• [Task description]: Show all lines from the data that include the word "chart".

• [Supplied data]:
* * *

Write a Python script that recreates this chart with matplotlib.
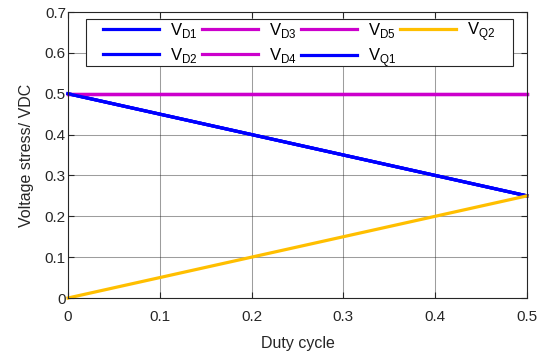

* * *

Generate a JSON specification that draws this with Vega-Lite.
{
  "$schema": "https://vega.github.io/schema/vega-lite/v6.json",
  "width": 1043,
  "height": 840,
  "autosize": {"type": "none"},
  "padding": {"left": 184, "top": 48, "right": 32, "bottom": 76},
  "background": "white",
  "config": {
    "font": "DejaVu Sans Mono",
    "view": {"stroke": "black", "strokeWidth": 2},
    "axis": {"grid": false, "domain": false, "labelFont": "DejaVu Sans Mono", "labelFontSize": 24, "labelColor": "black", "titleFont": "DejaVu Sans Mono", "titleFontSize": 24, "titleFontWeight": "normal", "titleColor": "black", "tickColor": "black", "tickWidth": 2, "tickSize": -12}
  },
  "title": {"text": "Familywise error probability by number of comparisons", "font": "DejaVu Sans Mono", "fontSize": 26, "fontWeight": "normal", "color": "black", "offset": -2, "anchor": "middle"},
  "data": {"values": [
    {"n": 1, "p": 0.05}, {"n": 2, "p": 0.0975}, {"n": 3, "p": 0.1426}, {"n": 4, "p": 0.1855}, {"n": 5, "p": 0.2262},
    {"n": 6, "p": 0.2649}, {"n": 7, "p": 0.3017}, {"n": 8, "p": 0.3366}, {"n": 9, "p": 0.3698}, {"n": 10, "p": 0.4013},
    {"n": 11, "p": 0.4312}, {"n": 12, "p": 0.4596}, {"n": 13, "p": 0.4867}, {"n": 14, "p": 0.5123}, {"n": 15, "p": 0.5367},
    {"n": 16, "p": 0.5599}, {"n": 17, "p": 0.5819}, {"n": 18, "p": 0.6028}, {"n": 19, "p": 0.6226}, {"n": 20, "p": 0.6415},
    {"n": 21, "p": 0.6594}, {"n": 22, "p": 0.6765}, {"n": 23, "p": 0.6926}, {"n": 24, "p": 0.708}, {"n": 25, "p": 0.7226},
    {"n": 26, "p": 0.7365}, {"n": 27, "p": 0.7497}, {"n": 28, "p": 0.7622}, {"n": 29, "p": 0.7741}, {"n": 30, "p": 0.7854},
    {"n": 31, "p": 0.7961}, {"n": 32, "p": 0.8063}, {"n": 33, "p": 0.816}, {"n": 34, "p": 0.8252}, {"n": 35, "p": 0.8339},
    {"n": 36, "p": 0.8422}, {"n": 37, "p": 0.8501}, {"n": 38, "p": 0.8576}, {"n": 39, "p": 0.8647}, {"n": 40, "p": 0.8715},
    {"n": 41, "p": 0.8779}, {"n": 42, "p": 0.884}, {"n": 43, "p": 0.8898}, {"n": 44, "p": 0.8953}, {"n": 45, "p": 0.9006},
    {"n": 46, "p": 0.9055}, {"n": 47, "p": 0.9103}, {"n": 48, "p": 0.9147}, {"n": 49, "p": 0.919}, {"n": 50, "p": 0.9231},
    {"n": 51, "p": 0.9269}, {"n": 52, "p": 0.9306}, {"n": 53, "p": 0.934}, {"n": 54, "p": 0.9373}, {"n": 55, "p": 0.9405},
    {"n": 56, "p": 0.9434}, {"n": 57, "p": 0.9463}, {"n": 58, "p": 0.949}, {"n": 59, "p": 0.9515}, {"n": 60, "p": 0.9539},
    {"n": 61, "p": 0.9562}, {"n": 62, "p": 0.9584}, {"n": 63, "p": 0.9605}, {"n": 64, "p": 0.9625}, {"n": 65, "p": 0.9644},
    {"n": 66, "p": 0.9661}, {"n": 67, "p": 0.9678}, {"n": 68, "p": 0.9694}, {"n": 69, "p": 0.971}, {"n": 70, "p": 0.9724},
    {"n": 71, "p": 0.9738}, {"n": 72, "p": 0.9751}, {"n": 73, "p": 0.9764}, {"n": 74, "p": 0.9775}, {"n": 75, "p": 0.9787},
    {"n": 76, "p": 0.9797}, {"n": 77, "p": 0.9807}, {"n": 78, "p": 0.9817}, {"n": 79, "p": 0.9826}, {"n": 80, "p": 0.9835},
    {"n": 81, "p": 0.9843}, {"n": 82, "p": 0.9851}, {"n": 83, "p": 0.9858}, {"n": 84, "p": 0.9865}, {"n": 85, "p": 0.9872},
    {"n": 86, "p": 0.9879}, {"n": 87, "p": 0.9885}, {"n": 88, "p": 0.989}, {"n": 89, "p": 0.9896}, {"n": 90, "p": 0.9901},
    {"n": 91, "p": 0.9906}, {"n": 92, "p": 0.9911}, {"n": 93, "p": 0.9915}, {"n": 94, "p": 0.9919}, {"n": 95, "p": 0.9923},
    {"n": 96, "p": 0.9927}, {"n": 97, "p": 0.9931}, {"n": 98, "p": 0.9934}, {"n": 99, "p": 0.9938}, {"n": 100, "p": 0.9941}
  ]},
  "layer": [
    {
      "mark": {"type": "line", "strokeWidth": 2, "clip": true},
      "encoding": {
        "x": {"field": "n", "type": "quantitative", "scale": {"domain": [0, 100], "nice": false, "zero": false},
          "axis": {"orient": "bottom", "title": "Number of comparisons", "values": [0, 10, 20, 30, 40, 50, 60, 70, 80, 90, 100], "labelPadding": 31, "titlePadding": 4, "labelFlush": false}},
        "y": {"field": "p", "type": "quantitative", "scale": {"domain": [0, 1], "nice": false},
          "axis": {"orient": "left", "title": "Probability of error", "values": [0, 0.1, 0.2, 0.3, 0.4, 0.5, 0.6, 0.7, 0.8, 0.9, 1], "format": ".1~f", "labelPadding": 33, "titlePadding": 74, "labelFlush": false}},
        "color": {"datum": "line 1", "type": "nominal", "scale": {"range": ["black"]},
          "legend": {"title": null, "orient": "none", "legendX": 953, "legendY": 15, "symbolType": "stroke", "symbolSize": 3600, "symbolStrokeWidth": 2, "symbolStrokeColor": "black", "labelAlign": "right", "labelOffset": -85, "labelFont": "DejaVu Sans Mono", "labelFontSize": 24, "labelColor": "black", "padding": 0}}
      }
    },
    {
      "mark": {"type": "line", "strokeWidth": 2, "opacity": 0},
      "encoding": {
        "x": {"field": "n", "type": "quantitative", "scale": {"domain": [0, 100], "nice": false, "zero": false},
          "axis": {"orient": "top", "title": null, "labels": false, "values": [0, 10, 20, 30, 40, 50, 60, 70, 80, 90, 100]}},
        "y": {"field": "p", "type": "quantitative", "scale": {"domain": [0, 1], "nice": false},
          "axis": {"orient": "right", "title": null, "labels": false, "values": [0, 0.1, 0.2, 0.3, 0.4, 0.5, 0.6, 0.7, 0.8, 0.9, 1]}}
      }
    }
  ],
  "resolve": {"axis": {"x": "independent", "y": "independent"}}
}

* * *

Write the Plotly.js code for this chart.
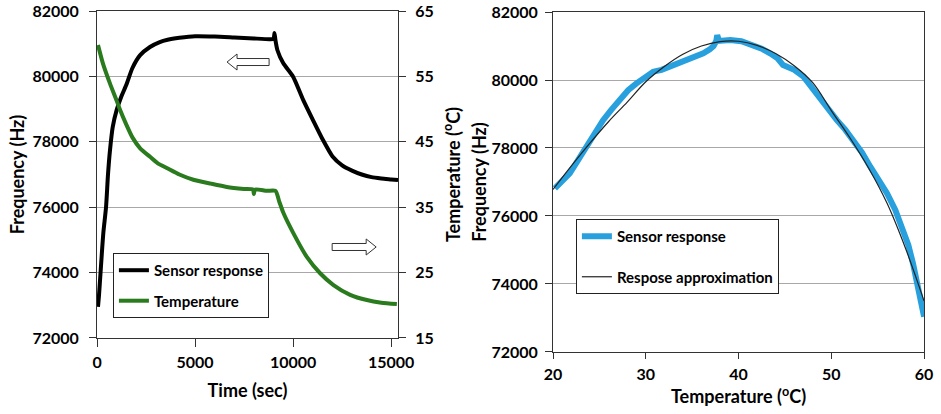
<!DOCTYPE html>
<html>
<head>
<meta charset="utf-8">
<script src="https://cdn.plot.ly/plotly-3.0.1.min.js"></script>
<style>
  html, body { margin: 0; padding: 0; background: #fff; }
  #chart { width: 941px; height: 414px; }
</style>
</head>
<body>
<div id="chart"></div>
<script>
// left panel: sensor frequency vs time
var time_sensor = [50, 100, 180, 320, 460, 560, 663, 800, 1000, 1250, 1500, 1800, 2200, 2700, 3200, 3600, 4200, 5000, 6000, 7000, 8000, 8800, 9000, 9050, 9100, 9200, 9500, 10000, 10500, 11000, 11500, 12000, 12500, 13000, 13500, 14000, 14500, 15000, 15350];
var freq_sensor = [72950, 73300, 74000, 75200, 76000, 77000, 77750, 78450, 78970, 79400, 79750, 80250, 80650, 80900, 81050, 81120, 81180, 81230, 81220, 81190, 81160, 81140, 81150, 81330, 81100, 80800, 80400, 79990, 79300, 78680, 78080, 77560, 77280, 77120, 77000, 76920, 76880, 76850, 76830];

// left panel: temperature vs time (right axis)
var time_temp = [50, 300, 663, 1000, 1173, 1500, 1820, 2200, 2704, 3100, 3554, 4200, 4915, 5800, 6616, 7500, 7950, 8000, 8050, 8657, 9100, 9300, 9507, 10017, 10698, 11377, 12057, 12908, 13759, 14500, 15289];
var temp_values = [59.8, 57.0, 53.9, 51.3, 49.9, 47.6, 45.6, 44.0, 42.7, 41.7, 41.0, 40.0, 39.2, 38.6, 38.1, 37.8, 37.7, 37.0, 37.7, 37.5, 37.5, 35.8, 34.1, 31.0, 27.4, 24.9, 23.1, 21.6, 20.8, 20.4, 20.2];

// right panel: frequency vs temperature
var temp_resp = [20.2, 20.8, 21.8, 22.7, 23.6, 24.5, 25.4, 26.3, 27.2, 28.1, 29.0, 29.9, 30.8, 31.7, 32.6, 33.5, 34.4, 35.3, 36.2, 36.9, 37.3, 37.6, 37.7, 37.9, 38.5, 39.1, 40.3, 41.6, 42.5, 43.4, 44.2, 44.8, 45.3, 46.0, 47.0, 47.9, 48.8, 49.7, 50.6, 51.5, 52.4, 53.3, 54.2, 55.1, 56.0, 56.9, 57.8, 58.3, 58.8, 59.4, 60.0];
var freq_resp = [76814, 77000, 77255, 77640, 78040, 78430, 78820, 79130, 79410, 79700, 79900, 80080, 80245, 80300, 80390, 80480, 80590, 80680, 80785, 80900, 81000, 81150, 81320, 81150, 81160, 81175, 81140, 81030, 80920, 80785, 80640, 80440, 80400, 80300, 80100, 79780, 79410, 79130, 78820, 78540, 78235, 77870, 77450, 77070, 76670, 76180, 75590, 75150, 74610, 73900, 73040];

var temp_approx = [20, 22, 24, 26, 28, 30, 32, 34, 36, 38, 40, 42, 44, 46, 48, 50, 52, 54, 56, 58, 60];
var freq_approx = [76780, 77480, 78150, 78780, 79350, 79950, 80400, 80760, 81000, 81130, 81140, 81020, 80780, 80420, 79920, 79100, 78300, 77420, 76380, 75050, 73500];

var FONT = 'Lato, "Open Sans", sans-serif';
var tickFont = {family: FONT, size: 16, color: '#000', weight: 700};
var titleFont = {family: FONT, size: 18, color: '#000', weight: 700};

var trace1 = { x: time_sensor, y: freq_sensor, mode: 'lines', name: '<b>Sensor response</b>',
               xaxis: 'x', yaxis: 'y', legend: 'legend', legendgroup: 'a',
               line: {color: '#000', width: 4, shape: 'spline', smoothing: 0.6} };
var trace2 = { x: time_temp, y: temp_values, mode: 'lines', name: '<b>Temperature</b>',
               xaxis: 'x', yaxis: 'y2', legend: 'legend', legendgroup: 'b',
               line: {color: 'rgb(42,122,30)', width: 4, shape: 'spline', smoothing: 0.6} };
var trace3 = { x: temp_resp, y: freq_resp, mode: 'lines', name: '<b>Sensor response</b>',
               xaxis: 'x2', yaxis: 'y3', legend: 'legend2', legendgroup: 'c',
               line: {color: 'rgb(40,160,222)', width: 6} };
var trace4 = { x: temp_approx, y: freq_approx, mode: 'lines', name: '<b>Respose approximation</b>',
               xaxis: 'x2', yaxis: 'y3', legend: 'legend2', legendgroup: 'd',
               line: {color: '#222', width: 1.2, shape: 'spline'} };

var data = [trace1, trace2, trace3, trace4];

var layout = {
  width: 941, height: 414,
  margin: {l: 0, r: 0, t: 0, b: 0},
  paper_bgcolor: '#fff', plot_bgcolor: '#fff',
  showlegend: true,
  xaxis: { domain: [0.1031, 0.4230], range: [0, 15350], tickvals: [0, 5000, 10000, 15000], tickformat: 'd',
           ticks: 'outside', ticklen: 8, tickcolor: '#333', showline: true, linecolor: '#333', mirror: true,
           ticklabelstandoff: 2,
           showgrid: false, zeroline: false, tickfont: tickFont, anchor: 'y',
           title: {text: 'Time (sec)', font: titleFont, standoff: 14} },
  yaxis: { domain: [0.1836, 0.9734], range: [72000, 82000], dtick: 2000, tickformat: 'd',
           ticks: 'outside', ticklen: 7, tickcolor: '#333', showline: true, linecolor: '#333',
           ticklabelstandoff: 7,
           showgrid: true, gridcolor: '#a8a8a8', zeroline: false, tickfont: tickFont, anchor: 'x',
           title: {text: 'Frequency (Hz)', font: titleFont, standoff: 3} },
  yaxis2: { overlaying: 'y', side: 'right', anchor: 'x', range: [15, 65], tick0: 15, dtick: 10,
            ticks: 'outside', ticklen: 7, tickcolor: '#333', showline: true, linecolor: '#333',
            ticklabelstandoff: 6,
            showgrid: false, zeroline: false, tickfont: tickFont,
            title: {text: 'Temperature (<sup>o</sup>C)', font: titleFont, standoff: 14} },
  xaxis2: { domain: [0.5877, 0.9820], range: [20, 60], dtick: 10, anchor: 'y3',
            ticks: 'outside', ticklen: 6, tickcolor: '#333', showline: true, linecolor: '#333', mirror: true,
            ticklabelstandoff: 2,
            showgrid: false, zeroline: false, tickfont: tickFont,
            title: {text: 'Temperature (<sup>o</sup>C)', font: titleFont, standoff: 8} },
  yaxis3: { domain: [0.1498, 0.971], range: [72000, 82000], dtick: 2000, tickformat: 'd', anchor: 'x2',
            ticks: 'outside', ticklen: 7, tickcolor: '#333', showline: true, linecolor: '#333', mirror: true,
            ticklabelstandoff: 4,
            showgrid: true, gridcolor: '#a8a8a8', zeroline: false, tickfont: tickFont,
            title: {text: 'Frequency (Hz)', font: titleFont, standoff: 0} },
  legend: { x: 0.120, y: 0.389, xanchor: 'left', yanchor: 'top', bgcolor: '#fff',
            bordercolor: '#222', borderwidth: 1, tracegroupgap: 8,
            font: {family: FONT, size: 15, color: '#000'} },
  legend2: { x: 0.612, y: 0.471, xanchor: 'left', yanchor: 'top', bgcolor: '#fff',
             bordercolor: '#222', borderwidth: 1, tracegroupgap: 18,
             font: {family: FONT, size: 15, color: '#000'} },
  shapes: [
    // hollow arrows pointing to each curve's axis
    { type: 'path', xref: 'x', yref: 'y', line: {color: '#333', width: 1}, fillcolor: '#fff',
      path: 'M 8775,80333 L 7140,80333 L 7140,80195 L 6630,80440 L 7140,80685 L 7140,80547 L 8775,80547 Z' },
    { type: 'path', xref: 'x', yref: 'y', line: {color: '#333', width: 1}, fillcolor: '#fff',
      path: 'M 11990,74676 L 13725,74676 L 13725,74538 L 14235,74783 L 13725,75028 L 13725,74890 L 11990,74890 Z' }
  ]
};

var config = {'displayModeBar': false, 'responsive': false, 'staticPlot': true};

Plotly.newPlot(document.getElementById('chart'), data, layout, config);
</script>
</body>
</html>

* * *

• [Full answer]:
Write a Python script that recreates this chart with matplotlib.
Write the Plotly.js code for this chart.
  #chart { width: 941px; height: 414px; }
<div id="chart"></div>
Plotly.newPlot(document.getElementById('chart'), data, layout, config);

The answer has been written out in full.